Ethan M. Hunt Blog | The effects of Brexit on the property market are not what you’d expect | Talkmarkets

The effects of Brexit on the property market are not what you’d expect

Date: Thursday, July 11, 2019 2:11 PM EDT


The effects of Brexit on the property market are not what you’d expect

With the Conservative leadership race hitting the headlines recently, and preparations for leaving the EU postponed to the 31st of October, it is safe to say that Brexit, much to the dismay of most, is still at the forefront of our minds. It is without a doubt that the country is split on this topic, 52/48% to be precise, and many believe that times will be tough when we eventually split, at least in the immediate future.

However, based on financial forecasts and buyers’ boredom surrounding the ‘Brextension’, the property market seems to beg to differ. House buyers are getting restless and won’t wait for the market to pick up indefinitely, particularly when there are budding opportunities in off-plan investment projects and alike.

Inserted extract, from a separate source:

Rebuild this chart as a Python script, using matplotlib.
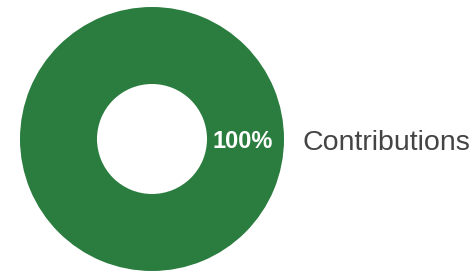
import matplotlib.pyplot as plt
from matplotlib.patches import Patch

categories = ["Contributions"]
values = [100]
colors = ["#2a7d3e"]

plt.rcParams['font.family'] = ['Liberation Sans', 'DejaVu Sans']

fig = plt.figure(figsize=(4.75, 2.71), dpi=100)
ax = fig.add_axes([20 / 475, 0 / 271, 264 / 475, 264 / 271])

wedges, texts, autotexts = ax.pie(
    values,
    colors=colors,
    startangle=180,
    counterclock=True,
    autopct="%1.0f%%",
    pctdistance=0.69,
    wedgeprops=dict(width=132 - 55, linewidth=0),
    radius=132,
)
for t in autotexts:
    t.set_color("white")
    t.set_fontweight("bold")
    t.set_fontsize(17)
    t.set_y(t.get_position()[1] - 3)
ax.set_xlim(-132, 132)
ax.set_ylim(-132, 132)
ax.set_aspect("equal")
ax.axis("off")

handles = [Patch(color="none") for _ in categories]
fig.legend(handles, categories, loc="center left",
           bbox_to_anchor=(277 / 475, 128 / 271),
           frameon=False, handlelength=0, handletextpad=0,
           fontsize=20.5, labelcolor="#444444")

fig.savefig("out.png", dpi=100)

Here are some of the effects that Brexit has had, and will have, on the property market. They’re probably not what you’d expect.

 

What does the future look like?

Politically, Brexit might all be up in the air, but in terms of the property market, things are looking positive. With the referendum happening in 2016, the property market seems to have emerged from a temporary reactionary slump, and many feel that the market is becoming to get ‘bored of Brexit’. Home buyers and people wanting to move are getting sick of having to wait for improvements to come about, and with the increasing surge in demand particularly around city centre living, projects cannot just be expected to come to a standstill.

The facts, figures and projects of the UK housing market post-Brexit also don’t seem to correlate with the hysteria and mystery surrounding leaving the EU. Not only have property prices increased by 4.5% since the referendum result in 2016, but rents in certain parts of the country have also even increased by up to 4.3%. Research forecasts have shown that the UK average house price growth will improve by 12.6% by 2022.